Tuesday, June 26, 2012

Asperity, Austerity, and Control: Huxley, Orwell, and 1984

Neil Postman's Amusing Ourselves to Death begins with a TV-style teaser. He was invited to speak at the 1984 Frankfurt Book Fair, whose theme was Orwell's “1984.” He argued that Orwell had gotten it all wrong by predicting a small group seizing power and imposing its will on the rest in a conspiratorial replica of fascist/Stalinist methods. Instead, he argued that the real prophet had been Aldous Huxley, whose Brave New World had people sedating themselves into oblivion. That, he felt, was how the future had unfolded in the thirty-five years since 1984, and the drug, the Soma that the free world embraced in lieu of thought, was television. Neil Postman's book has a great many interesting observations and provocative statements, but his headline was as commercial and undeveloped as anything he would discuss in media.

Let us start with 1984 and dismiss some canards. First, the book was not a prophecy any more than Animal Farm was a story about animals. Reverse the last two numbers, and “1984” becomes “1948,” the time of Austerity. The BBC had already been nicknamed “Big Brother” by Eric Blair/George Orwell when he was working for it during the war, primarily for its paternal, familial comfort. Its cooperation with wartime intelligence and the government in general made Blair see its omnipresence in a dualistic light, as both friend and overseer. In other words, big brother BBC had become a necessary and willing daily adjunct for the people because of its news and entertainment, and then, later, as its ability to condense and control information had become clear (when things were not true until on the BBC), it had been co-opted by government. What Blair saw was the way that an accidentally and exigently, even demotically, assembled network could become indispensable and, once trusted, once indispensable, become an entertaining Pravda.

Postman would argue that commercial television gets a pass into the home for entertainment and then, by its ability to trivialize, flatten, and control, and its desperation to entertain in order to keep its welcome, becomes a medium of denial and repression. In short, Postman's critique of television is the same as Orwell's “Big Brother,” except that Orwell seemingly never discussed the pleasures of Big Brother, and television in the United States was decentralized. These differences are somewhat illusory, however. The BBC war service had been put together from voices of opposition and ministry, with a tumult that ended up becoming Babel-like and then calmly paternal (or avuncular), while American broadcasting's putative competition maintained the tumult but competed away the innovations and experiments, resulting in a uniformly 'safe' product that Postman would regard as reductive.

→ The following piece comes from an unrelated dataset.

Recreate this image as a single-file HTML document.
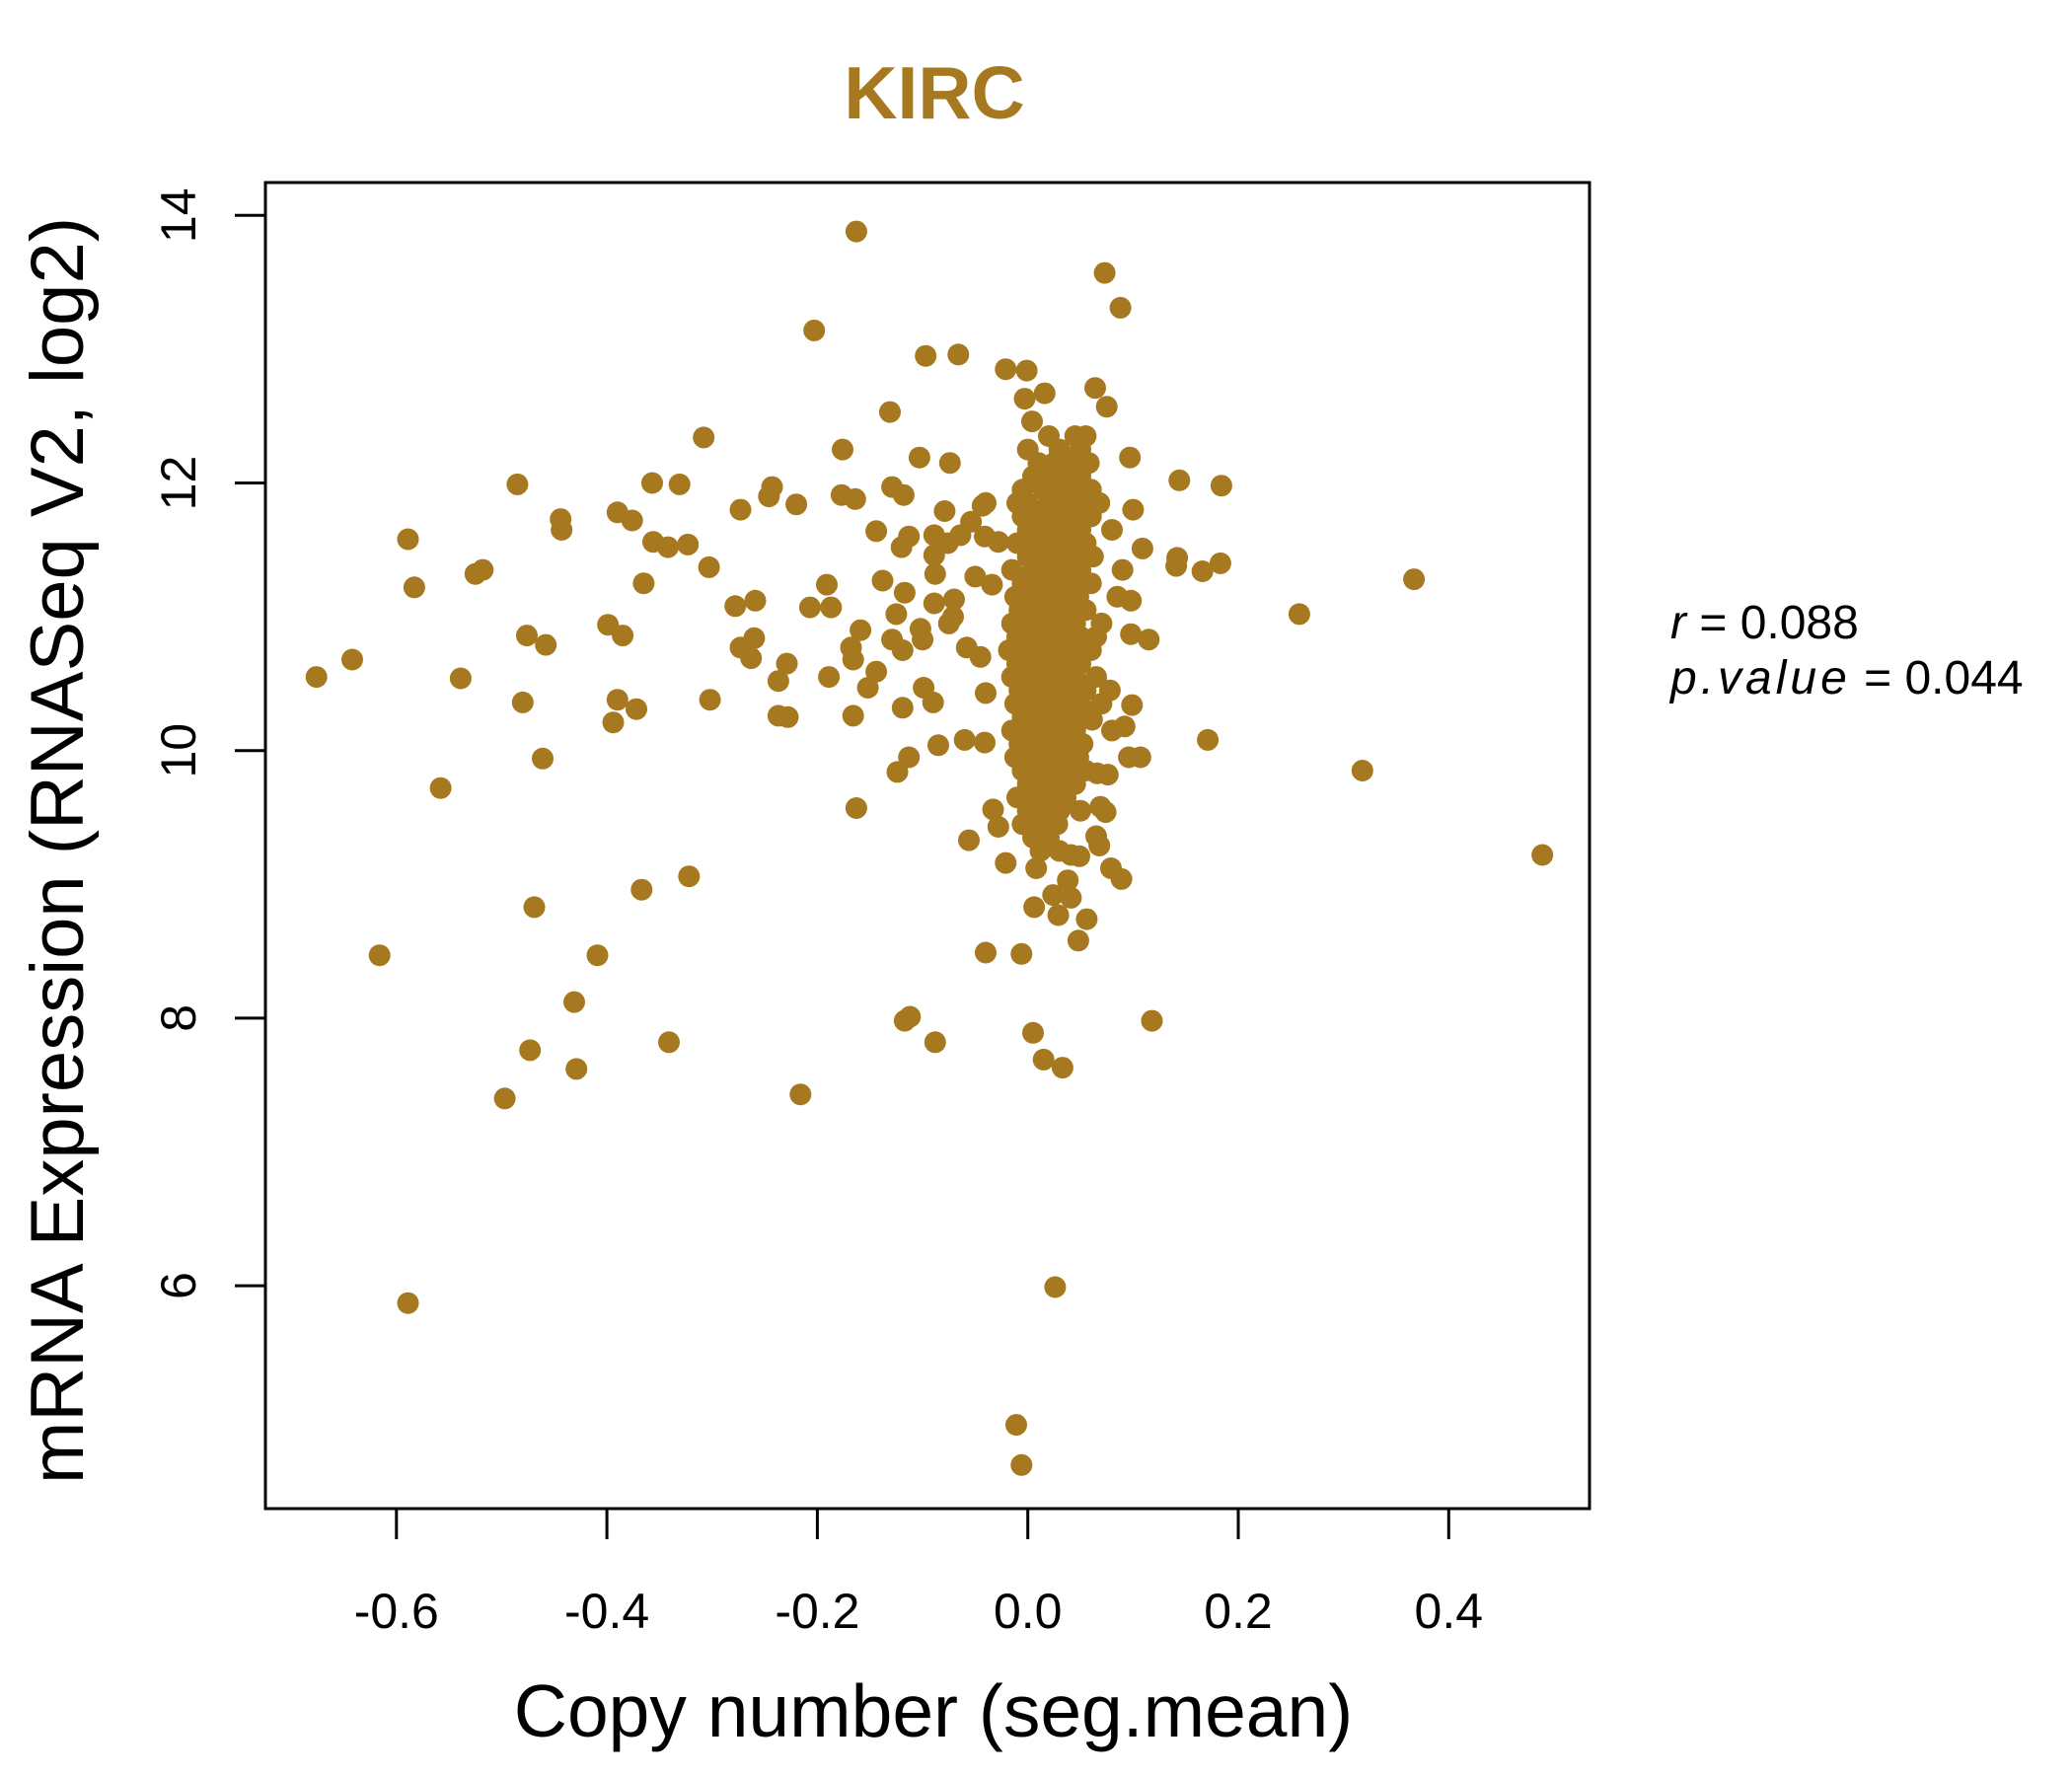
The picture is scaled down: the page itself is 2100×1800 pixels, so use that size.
<!DOCTYPE html>
<html><head><meta charset="utf-8"><style>
html,body{margin:0;padding:0;background:#fff;}
svg{display:block;font-family:"Liberation Sans",Arial,sans-serif;}
</style></head><body>
<svg id="chart" width="2100" height="1800" viewBox="0 0 2100 1800" xmlns="http://www.w3.org/2000/svg">
<rect x="0" y="0" width="2100" height="1800" fill="#fff"/>
<text x="947" y="120" text-anchor="middle" font-size="75" font-weight="bold" fill="#a6781f">KIRC</text>
<g id="points"></g>
<rect x="269" y="185" width="1342" height="1344" fill="none" stroke="#000" stroke-width="3"/>
<g id="xaxis"></g>
<g id="yaxis"></g>
<text x="946" y="1760" text-anchor="middle" font-size="75" fill="#000">Copy number (seg.mean)</text>
<text transform="translate(84,862) rotate(-90)" text-anchor="middle" font-size="76" fill="#000">mRNA Expression (RNASeq V2, log2)</text>
<text x="1693" y="647" font-size="48" fill="#000"><tspan font-style="italic">r</tspan> = 0.088</text>
<text x="1693" y="703" font-size="48" fill="#000"><tspan font-style="italic" letter-spacing="4">p.value</tspan> = 0.044</text>
</svg>
<script>
const xTicks = [-0.6, -0.4, -0.2, 0.0, 0.2, 0.4];
const xTickLabels = ["-0.6", "-0.4", "-0.2", "0.0", "0.2", "0.4"];
const yTicks = [6, 8, 10, 12, 14];
const yTickLabels = ["6", "8", "10", "12", "14"];
const outlierSamples = [
[-0.676,10.55],[-0.642,10.68],[-0.589,11.58],[-0.583,11.22],[-0.616,8.47],[-0.589,5.87],[-0.558,9.72],[-0.539,10.54],
[-0.525,11.32],[-0.518,11.35],[-0.485,11.99],[-0.480,10.36],[-0.476,10.86],[-0.458,10.79],[-0.461,9.94],[-0.469,8.83],
[-0.473,7.76],[-0.497,7.40],[-0.444,11.73],[-0.443,11.65],[-0.390,11.78],[-0.376,11.72],[-0.399,10.94],[-0.385,10.86],
[-0.390,10.38],[-0.394,10.21],[-0.372,10.31],[-0.365,11.25],[-0.357,12.0],[-0.356,11.56],[-0.342,11.52],[-0.331,11.99],
[-0.323,11.54],[-0.308,12.34],[-0.303,11.37],[-0.302,10.38],[-0.322,9.06],[-0.367,8.96],[-0.409,8.47],[-0.431,8.12],
[-0.429,7.62],[-0.341,7.82],[-0.278,11.08],[-0.273,11.80],[-0.259,11.12],[-0.273,10.77],[-0.260,10.84],[-0.263,10.69],
[-0.246,11.90],[-0.243,11.97],[-0.220,11.84],[-0.229,10.65],[-0.237,10.52],[-0.237,10.26],[-0.228,10.25],[-0.216,7.43],
[-0.203,13.14],[-0.207,11.07],[-0.191,11.24],[-0.187,11.07],[-0.189,10.55],[-0.176,12.25],[-0.177,11.91],[-0.164,11.88],
[-0.168,10.77],[-0.166,10.68],[-0.159,10.90],[-0.166,10.26],[-0.163,9.57],[-0.163,13.88],[-0.152,10.47],[-0.144,10.59],
[-0.144,11.64],[-0.138,11.27],[-0.131,12.53],[-0.129,11.97],[-0.129,10.83],[-0.118,11.91],[-0.120,11.52],[-0.113,11.60],
[-0.125,11.02],[-0.119,10.75],[-0.117,11.18],[-0.119,10.32],[-0.113,9.95],[-0.124,9.84],[-0.117,7.98],[-0.112,8.01],
[-0.103,12.19],[-0.102,10.91],[-0.100,10.83],[-0.099,10.47],[-0.097,12.95],[-0.090,10.36],[-0.089,11.61],[-0.089,11.46],
[-0.088,11.32],[-0.089,11.10],[-0.085,10.04],[-0.088,7.82],[-0.074,12.15],[-0.076,11.55],[-0.079,11.79],[-0.070,11.13],
[-0.071,11.00],[-0.075,10.95],[-0.066,12.96],[-0.064,11.61],[-0.060,10.08],[-0.058,10.77],[-0.056,9.33],[-0.054,11.71],
[-0.050,11.30],[-0.045,10.70],[-0.043,11.83],[-0.040,11.85],[-0.041,11.60],[-0.040,10.43],[-0.041,10.06],[-0.040,8.49],
[-0.033,9.56],[-0.028,9.43],[-0.028,11.56],[-0.034,11.24],[-0.021,9.16],[-0.021,12.85],[-0.011,4.96],[-0.006,4.66],
[-0.006,8.48],[0.005,7.89],[0.006,8.83],[0.015,7.69],[0.026,5.99],[0.033,7.63],[-0.001,12.84],[-0.003,12.63],
[0.016,12.67],[0.004,12.46],[0.064,12.71],[0.073,13.57],[0.088,13.31],[0.075,12.57],[0.097,12.19],[0.144,12.02],
[0.184,11.98],[0.100,11.80],[0.109,11.51],[0.142,11.44],[0.141,11.38],[0.166,11.34],[0.183,11.40],[0.258,11.02],
[0.367,11.28],[0.098,11.12],[0.098,10.87],[0.115,10.83],[0.099,10.34],[0.092,10.18],[0.096,9.95],[0.107,9.95],
[0.171,10.08],[0.318,9.85],[0.489,9.22],[0.118,7.98],[0.089,9.04],[0.079,9.12],[0.074,9.54],[0.066,9.83],
[0.076,9.82],[0.061,10.23],[0.056,8.74],[0.048,8.58],[0.038,9.03],[0.041,9.22],[0.049,9.21],[0.029,8.77],
[0.024,8.92],[0.041,8.90],[0.069,9.58],[0.065,9.36],[0.068,9.29]
];
const clusterSamples = [
[0.02,12.35],[0.045,12.35],[0.055,12.35],[0.0,12.25],[0.03,12.25],[0.05,12.25],
[0.01,12.15],[0.025,12.15],[0.04,12.15],[0.058,12.15],[0.005,12.05],[0.02,12.05],[0.035,12.05],[0.05,12.05],
[-0.005,11.95],[0.015,11.95],[0.03,11.95],[0.045,11.95],[0.06,11.95],
[-0.01,11.85],[0.0,11.85],[0.02,11.85],[0.04,11.85],[0.055,11.85],[0.068,11.85],
[-0.005,11.75],[0.012,11.75],[0.028,11.75],[0.042,11.75],[0.06,11.75],
[0.0,11.65],[0.018,11.65],[0.032,11.65],[0.05,11.65],[0.08,11.65],
[-0.01,11.55],[0.008,11.55],[0.025,11.55],[0.04,11.55],[0.055,11.55],
[0.0,11.45],[0.015,11.45],[0.03,11.45],[0.045,11.45],[0.062,11.45],
[-0.015,11.35],[0.005,11.35],[0.02,11.35],[0.035,11.35],[0.05,11.35],[0.09,11.35],
[-0.005,11.25],[0.01,11.25],[0.025,11.25],[0.04,11.25],[0.06,11.25],
[-0.012,11.15],[0.002,11.15],[0.018,11.15],[0.032,11.15],[0.048,11.15],[0.085,11.15],
[-0.008,11.05],[0.008,11.05],[0.022,11.05],[0.038,11.05],[0.055,11.05],
[-0.015,10.95],[0.0,10.95],[0.015,10.95],[0.03,10.95],[0.045,10.95],[0.07,10.95],
[-0.01,10.85],[0.005,10.85],[0.02,10.85],[0.035,10.85],[0.05,10.85],[0.065,10.85],
[-0.018,10.75],[-0.002,10.75],[0.012,10.75],[0.028,10.75],[0.042,10.75],[0.06,10.75],
[-0.01,10.65],[0.005,10.65],[0.02,10.65],[0.035,10.65],[0.05,10.65],
[-0.015,10.55],[0.0,10.55],[0.015,10.55],[0.03,10.55],[0.045,10.55],[0.065,10.55],
[-0.008,10.45],[0.008,10.45],[0.022,10.45],[0.038,10.45],[0.055,10.45],[0.078,10.45],
[-0.012,10.35],[0.004,10.35],[0.02,10.35],[0.035,10.35],[0.05,10.35],[0.07,10.35],
[-0.005,10.25],[0.01,10.25],[0.025,10.25],[0.04,10.25],[0.058,10.25],
[-0.015,10.15],[0.0,10.15],[0.015,10.15],[0.03,10.15],[0.045,10.15],[0.08,10.15],
[-0.008,10.05],[0.008,10.05],[0.022,10.05],[0.038,10.05],[0.052,10.05],
[-0.012,9.95],[0.002,9.95],[0.018,9.95],[0.032,9.95],[0.048,9.95],
[-0.005,9.85],[0.01,9.85],[0.025,9.85],[0.04,9.85],[0.055,9.85],
[0.0,9.75],[0.015,9.75],[0.03,9.75],[0.045,9.75],
[-0.01,9.65],[0.008,9.65],[0.022,9.65],[0.036,9.65],
[0.0,9.55],[0.018,9.55],[0.03,9.55],[0.05,9.55],
[-0.005,9.45],[0.012,9.45],[0.028,9.45],[0.005,9.35],[0.02,9.35],[0.012,9.25],[0.03,9.25],[0.008,9.12]
];

const NS = "http://www.w3.org/2000/svg";
const X0 = 1041.7, XS = 1066.5, Y14 = 218.3, YS = 135.6;
function xScale(v){ return X0 + v * XS; }
function yScale(v){ return Y14 + (14 - v) * YS; }

const pg = document.getElementById('points');
outlierSamples.concat(clusterSamples).forEach(function(p){
  const c = document.createElementNS(NS, 'circle');
  c.setAttribute('cx', xScale(p[0]).toFixed(1));
  c.setAttribute('cy', yScale(p[1]).toFixed(1));
  c.setAttribute('r', 11);
  c.setAttribute('fill', '#a6781f');
  
  
  pg.appendChild(c);
});

const xa = document.getElementById('xaxis');
xTicks.forEach(function(t, i){
  const l = document.createElementNS(NS, 'line');
  l.setAttribute('x1', xScale(t)); l.setAttribute('x2', xScale(t));
  l.setAttribute('y1', 1529); l.setAttribute('y2', 1560);
  l.setAttribute('stroke', '#000'); l.setAttribute('stroke-width', 3);
  
  
  xa.appendChild(l);
  const tx = document.createElementNS(NS, 'text');
  tx.setAttribute('x', xScale(t)); tx.setAttribute('y', 1650);
  tx.setAttribute('text-anchor', 'middle'); tx.setAttribute('font-size', 50);
  tx.textContent = xTickLabels[i];
  
  
  xa.appendChild(tx);
});
const ya = document.getElementById('yaxis');
yTicks.forEach(function(t, i){
  const l = document.createElementNS(NS, 'line');
  l.setAttribute('x1', 238); l.setAttribute('x2', 269);
  l.setAttribute('y1', yScale(t)); l.setAttribute('y2', yScale(t));
  l.setAttribute('stroke', '#000'); l.setAttribute('stroke-width', 3);
  
  
  ya.appendChild(l);
  const tx = document.createElementNS(NS, 'text');
  tx.setAttribute('transform', 'translate(198,' + yScale(t) + ') rotate(-90)');
  tx.setAttribute('text-anchor', 'middle'); tx.setAttribute('font-size', 50);
  tx.textContent = yTickLabels[i];
  
  
  ya.appendChild(tx);
});
</script>
</body></html>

What sets 1984 off from other dystopian works is its economic criticism and analysis. The characters in that world are always hungry, always looking for material goods. This is because their nation is always and eternally on a “war footing.” In the real world, Blair did not need to say that the government was always paying down debt before investing in growth. The difference between 1948 and 1984 was that one kept using the debt of the war to rationalize public harm, and the other merely literalized that into a perpetual war economy. This keeps Orwell's novel a generalized economic and political diagnosis rather than a satire.

In 1948, not only was there rubble in the streets, but the economy was shattered, and the nation was paying off all the generous lend-lease. Taxes were high, expenditures low, and the message on the BBC was that wartime food rationing would have to continue – that nylon, meat, steel, rubber, and all sorts of things would have to be carefully controlled for the common good. The wealthy, curiously, seemed to remain wealthy. (Orwell wrote in his war diary that rationing meant the selling of zoo animals, but, meanwhile, two thousand race horses were being kept just fine and eating as much per day as a division of men apiece.) Politicians, however, boasted of the progress they were making, whenever they sought re-election. Blair saw beneath this situation a possible reconfiguration of capitalism and state power. He saw how the authority of the state could use emergency to perpetuate control, how it could lavish money on militarism and starve the people, so long as there was always an existential threat. He saw a new fascism that had nothing to do with capitalism or socialism. Instead of “Hail, war!” his new group would say, “Hail war state, regardless.” He saw The Writings of Immanuel Goldstein.